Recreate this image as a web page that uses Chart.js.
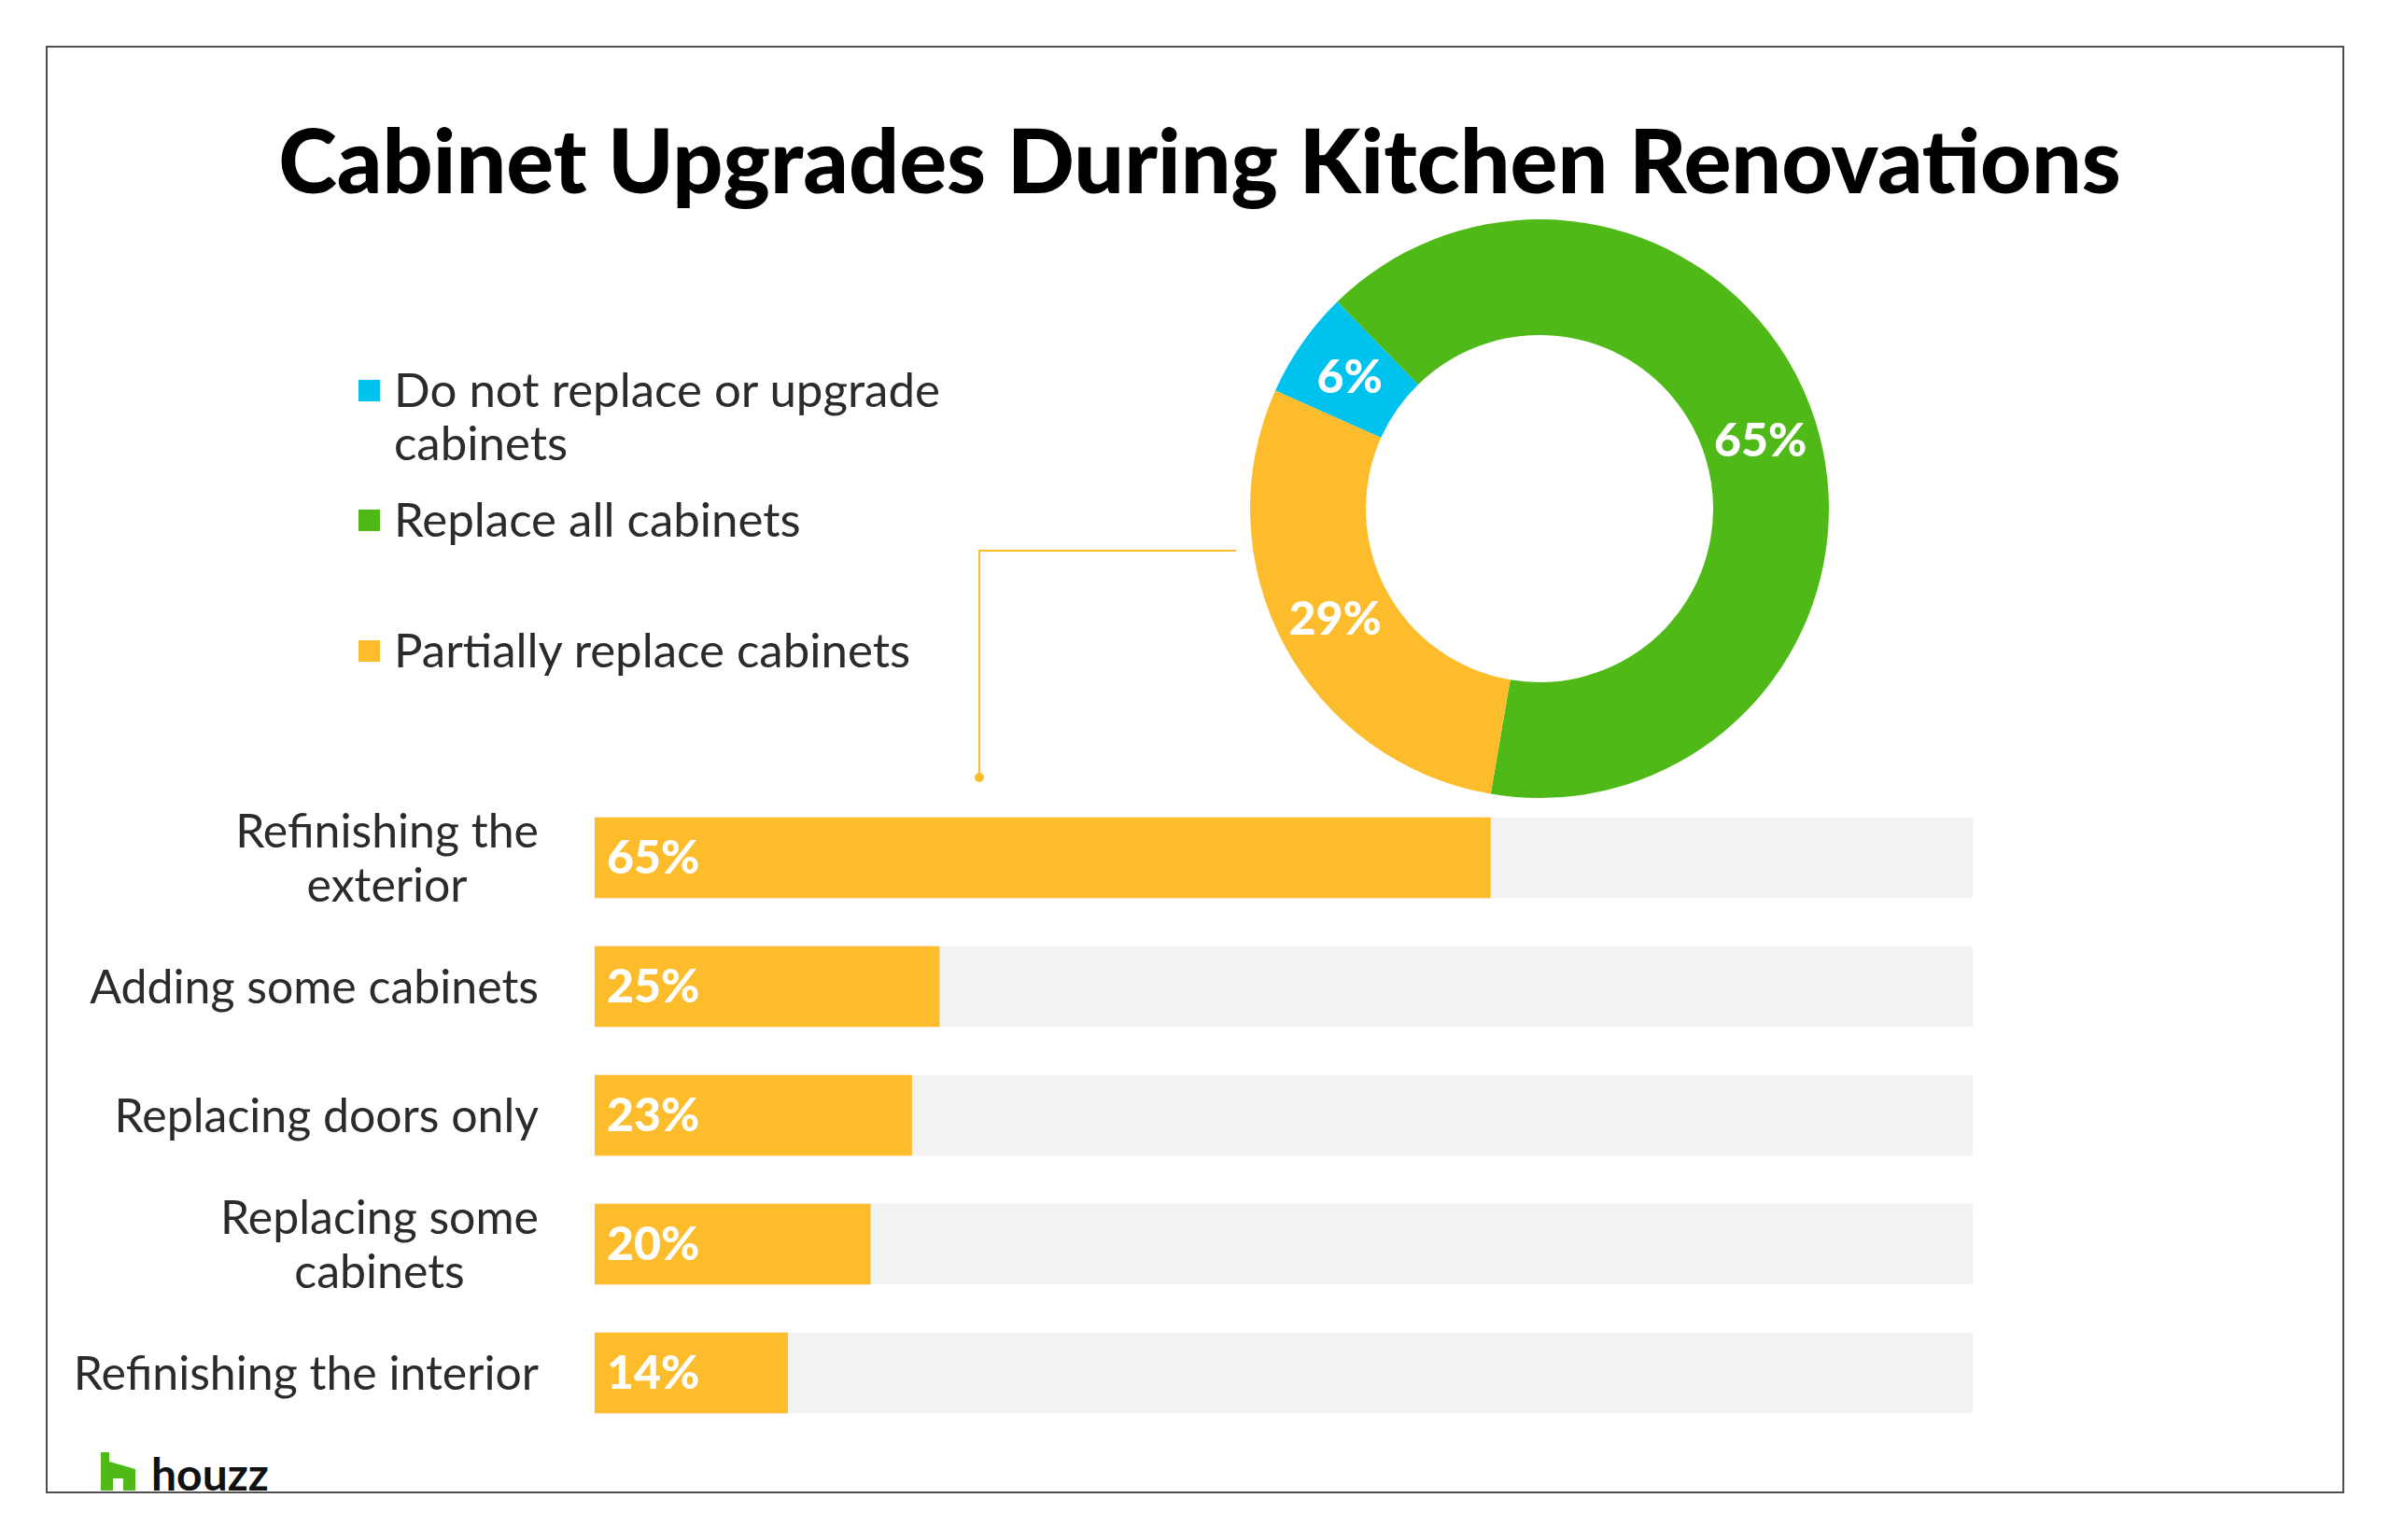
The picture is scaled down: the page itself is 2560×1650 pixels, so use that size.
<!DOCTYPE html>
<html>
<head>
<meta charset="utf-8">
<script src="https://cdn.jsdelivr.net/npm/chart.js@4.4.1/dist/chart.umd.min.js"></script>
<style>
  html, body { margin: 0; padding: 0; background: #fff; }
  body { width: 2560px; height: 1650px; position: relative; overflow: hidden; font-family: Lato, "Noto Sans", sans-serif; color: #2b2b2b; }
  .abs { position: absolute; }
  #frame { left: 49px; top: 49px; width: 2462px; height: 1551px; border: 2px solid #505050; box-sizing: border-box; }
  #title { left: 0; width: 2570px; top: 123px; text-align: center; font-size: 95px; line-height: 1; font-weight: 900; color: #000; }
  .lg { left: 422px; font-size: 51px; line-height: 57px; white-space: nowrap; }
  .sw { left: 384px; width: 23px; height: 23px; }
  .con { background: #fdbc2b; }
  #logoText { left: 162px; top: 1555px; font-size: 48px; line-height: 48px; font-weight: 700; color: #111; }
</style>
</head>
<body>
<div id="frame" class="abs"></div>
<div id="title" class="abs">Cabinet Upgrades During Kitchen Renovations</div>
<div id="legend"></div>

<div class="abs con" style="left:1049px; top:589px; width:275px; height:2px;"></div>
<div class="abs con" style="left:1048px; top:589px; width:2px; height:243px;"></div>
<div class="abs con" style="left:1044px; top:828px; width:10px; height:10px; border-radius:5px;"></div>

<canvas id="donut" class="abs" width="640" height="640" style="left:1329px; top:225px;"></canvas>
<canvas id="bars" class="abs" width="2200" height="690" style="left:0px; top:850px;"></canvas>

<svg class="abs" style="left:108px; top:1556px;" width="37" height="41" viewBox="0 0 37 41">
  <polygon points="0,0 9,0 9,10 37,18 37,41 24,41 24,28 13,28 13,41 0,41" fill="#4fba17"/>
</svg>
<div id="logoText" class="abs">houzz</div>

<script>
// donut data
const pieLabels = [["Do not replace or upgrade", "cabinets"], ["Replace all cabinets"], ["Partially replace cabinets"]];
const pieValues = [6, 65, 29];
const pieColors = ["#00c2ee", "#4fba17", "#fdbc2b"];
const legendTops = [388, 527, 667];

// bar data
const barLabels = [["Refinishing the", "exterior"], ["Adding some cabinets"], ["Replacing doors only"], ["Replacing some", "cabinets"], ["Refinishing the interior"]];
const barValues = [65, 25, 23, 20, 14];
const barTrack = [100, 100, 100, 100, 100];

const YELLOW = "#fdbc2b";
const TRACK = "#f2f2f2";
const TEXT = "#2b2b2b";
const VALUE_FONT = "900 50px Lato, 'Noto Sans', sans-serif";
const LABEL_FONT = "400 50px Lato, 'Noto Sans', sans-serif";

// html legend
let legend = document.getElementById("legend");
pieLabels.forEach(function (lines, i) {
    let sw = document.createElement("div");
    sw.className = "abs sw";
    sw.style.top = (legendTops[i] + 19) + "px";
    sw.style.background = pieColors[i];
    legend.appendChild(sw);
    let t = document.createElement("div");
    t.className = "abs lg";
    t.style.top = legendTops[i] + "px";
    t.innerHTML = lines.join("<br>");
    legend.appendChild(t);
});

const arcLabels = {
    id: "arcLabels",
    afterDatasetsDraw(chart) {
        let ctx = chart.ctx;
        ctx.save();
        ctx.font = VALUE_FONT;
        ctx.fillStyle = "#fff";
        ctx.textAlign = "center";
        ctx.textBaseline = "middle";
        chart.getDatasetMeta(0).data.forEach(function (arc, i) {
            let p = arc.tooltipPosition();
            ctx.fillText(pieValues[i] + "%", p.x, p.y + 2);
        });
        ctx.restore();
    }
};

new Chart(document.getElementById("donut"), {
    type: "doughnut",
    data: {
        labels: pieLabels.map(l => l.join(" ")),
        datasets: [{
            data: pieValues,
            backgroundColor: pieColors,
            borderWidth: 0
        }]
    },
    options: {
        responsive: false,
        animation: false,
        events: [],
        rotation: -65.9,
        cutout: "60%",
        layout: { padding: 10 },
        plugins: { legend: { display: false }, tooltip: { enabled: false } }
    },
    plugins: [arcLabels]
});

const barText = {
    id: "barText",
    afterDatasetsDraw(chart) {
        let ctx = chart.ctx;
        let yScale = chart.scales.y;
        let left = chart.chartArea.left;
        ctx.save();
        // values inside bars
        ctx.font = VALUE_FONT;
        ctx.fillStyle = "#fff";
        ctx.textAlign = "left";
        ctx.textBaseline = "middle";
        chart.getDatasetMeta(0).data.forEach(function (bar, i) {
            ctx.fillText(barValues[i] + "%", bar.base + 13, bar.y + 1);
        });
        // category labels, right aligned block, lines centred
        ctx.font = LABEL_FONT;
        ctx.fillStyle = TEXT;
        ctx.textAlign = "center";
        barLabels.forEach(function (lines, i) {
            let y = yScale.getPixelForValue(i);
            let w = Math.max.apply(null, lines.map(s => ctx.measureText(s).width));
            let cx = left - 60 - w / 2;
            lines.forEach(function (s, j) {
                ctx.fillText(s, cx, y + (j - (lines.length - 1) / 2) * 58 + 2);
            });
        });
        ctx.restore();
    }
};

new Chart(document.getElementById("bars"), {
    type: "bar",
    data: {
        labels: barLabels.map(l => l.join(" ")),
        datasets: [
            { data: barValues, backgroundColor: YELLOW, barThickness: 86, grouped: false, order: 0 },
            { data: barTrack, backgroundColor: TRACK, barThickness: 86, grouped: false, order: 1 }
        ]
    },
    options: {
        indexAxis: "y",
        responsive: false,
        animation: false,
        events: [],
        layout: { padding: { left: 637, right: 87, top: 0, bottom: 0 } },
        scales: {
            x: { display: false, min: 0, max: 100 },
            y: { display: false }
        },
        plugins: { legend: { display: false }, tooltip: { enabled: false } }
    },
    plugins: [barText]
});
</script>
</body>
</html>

Work to complete>
Please set down each line of the data above exactly as written, without the pictures.

Final result>
Recreate this image as a web page that uses Chart.js.
The picture is scaled down: the page itself is 2560×1650 pixels, so use that size.
<!DOCTYPE html>
<html>
<head>
<meta charset="utf-8">
<script src="https://cdn.jsdelivr.net/npm/chart.js@4.4.1/dist/chart.umd.min.js"></script>
<style>
  html, body { margin: 0; padding: 0; background: #fff; }
  body { width: 2560px; height: 1650px; position: relative; overflow: hidden; font-family: Lato, "Noto Sans", sans-serif; color: #2b2b2b; }
  .abs { position: absolute; }
  #frame { left: 49px; top: 49px; width: 2462px; height: 1551px; border: 2px solid #505050; box-sizing: border-box; }
  #title { left: 0; width: 2570px; top: 123px; text-align: center; font-size: 95px; line-height: 1; font-weight: 900; color: #000; }
  .lg { left: 422px; font-size: 51px; line-height: 57px; white-space: nowrap; }
  .sw { left: 384px; width: 23px; height: 23px; }
  .con { background: #fdbc2b; }
  #logoText { left: 162px; top: 1555px; font-size: 48px; line-height: 48px; font-weight: 700; color: #111; }
</style>
</head>
<body>
<div id="frame" class="abs"></div>
<div id="title" class="abs">Cabinet Upgrades During Kitchen Renovations</div>
<div id="legend"></div>

<div class="abs con" style="left:1049px; top:589px; width:275px; height:2px;"></div>
<div class="abs con" style="left:1048px; top:589px; width:2px; height:243px;"></div>
<div class="abs con" style="left:1044px; top:828px; width:10px; height:10px; border-radius:5px;"></div>

<canvas id="donut" class="abs" width="640" height="640" style="left:1329px; top:225px;"></canvas>
<canvas id="bars" class="abs" width="2200" height="690" style="left:0px; top:850px;"></canvas>

<svg class="abs" style="left:108px; top:1556px;" width="37" height="41" viewBox="0 0 37 41">
  <polygon points="0,0 9,0 9,10 37,18 37,41 24,41 24,28 13,28 13,41 0,41" fill="#4fba17"/>
</svg>
<div id="logoText" class="abs">houzz</div>

<script>
// donut data
const pieLabels = [["Do not replace or upgrade", "cabinets"], ["Replace all cabinets"], ["Partially replace cabinets"]];
const pieValues = [6, 65, 29];
const pieColors = ["#00c2ee", "#4fba17", "#fdbc2b"];
const legendTops = [388, 527, 667];

// bar data
const barLabels = [["Refinishing the", "exterior"], ["Adding some cabinets"], ["Replacing doors only"], ["Replacing some", "cabinets"], ["Refinishing the interior"]];
const barValues = [65, 25, 23, 20, 14];
const barTrack = [100, 100, 100, 100, 100];

const YELLOW = "#fdbc2b";
const TRACK = "#f2f2f2";
const TEXT = "#2b2b2b";
const VALUE_FONT = "900 50px Lato, 'Noto Sans', sans-serif";
const LABEL_FONT = "400 50px Lato, 'Noto Sans', sans-serif";

// html legend
let legend = document.getElementById("legend");
pieLabels.forEach(function (lines, i) {
    let sw = document.createElement("div");
    sw.className = "abs sw";
    sw.style.top = (legendTops[i] + 19) + "px";
    sw.style.background = pieColors[i];
    legend.appendChild(sw);
    let t = document.createElement("div");
    t.className = "abs lg";
    t.style.top = legendTops[i] + "px";
    t.innerHTML = lines.join("<br>");
    legend.appendChild(t);
});

const arcLabels = {
    id: "arcLabels",
    afterDatasetsDraw(chart) {
        let ctx = chart.ctx;
        ctx.save();
        ctx.font = VALUE_FONT;
        ctx.fillStyle = "#fff";
        ctx.textAlign = "center";
        ctx.textBaseline = "middle";
        chart.getDatasetMeta(0).data.forEach(function (arc, i) {
            let p = arc.tooltipPosition();
            ctx.fillText(pieValues[i] + "%", p.x, p.y + 2);
        });
        ctx.restore();
    }
};

new Chart(document.getElementById("donut"), {
    type: "doughnut",
    data: {
        labels: pieLabels.map(l => l.join(" ")),
        datasets: [{
            data: pieValues,
            backgroundColor: pieColors,
            borderWidth: 0
        }]
    },
    options: {
        responsive: false,
        animation: false,
        events: [],
        rotation: -65.9,
        cutout: "60%",
        layout: { padding: 10 },
        plugins: { legend: { display: false }, tooltip: { enabled: false } }
    },
    plugins: [arcLabels]
});

const barText = {
    id: "barText",
    afterDatasetsDraw(chart) {
        let ctx = chart.ctx;
        let yScale = chart.scales.y;
        let left = chart.chartArea.left;
        ctx.save();
        // values inside bars
        ctx.font = VALUE_FONT;
        ctx.fillStyle = "#fff";
        ctx.textAlign = "left";
        ctx.textBaseline = "middle";
        chart.getDatasetMeta(0).data.forEach(function (bar, i) {
            ctx.fillText(barValues[i] + "%", bar.base + 13, bar.y + 1);
        });
        // category labels, right aligned block, lines centred
        ctx.font = LABEL_FONT;
        ctx.fillStyle = TEXT;
        ctx.textAlign = "center";
        barLabels.forEach(function (lines, i) {
            let y = yScale.getPixelForValue(i);
            let w = Math.max.apply(null, lines.map(s => ctx.measureText(s).width));
            let cx = left - 60 - w / 2;
            lines.forEach(function (s, j) {
                ctx.fillText(s, cx, y + (j - (lines.length - 1) / 2) * 58 + 2);
            });
        });
        ctx.restore();
    }
};

new Chart(document.getElementById("bars"), {
    type: "bar",
    data: {
        labels: barLabels.map(l => l.join(" ")),
        datasets: [
            { data: barValues, backgroundColor: YELLOW, barThickness: 86, grouped: false, order: 0 },
            { data: barTrack, backgroundColor: TRACK, barThickness: 86, grouped: false, order: 1 }
        ]
    },
    options: {
        indexAxis: "y",
        responsive: false,
        animation: false,
        events: [],
        layout: { padding: { left: 637, right: 87, top: 0, bottom: 0 } },
        scales: {
            x: { display: false, min: 0, max: 100 },
            y: { display: false }
        },
        plugins: { legend: { display: false }, tooltip: { enabled: false } }
    },
    plugins: [barText]
});
</script>
</body>
</html>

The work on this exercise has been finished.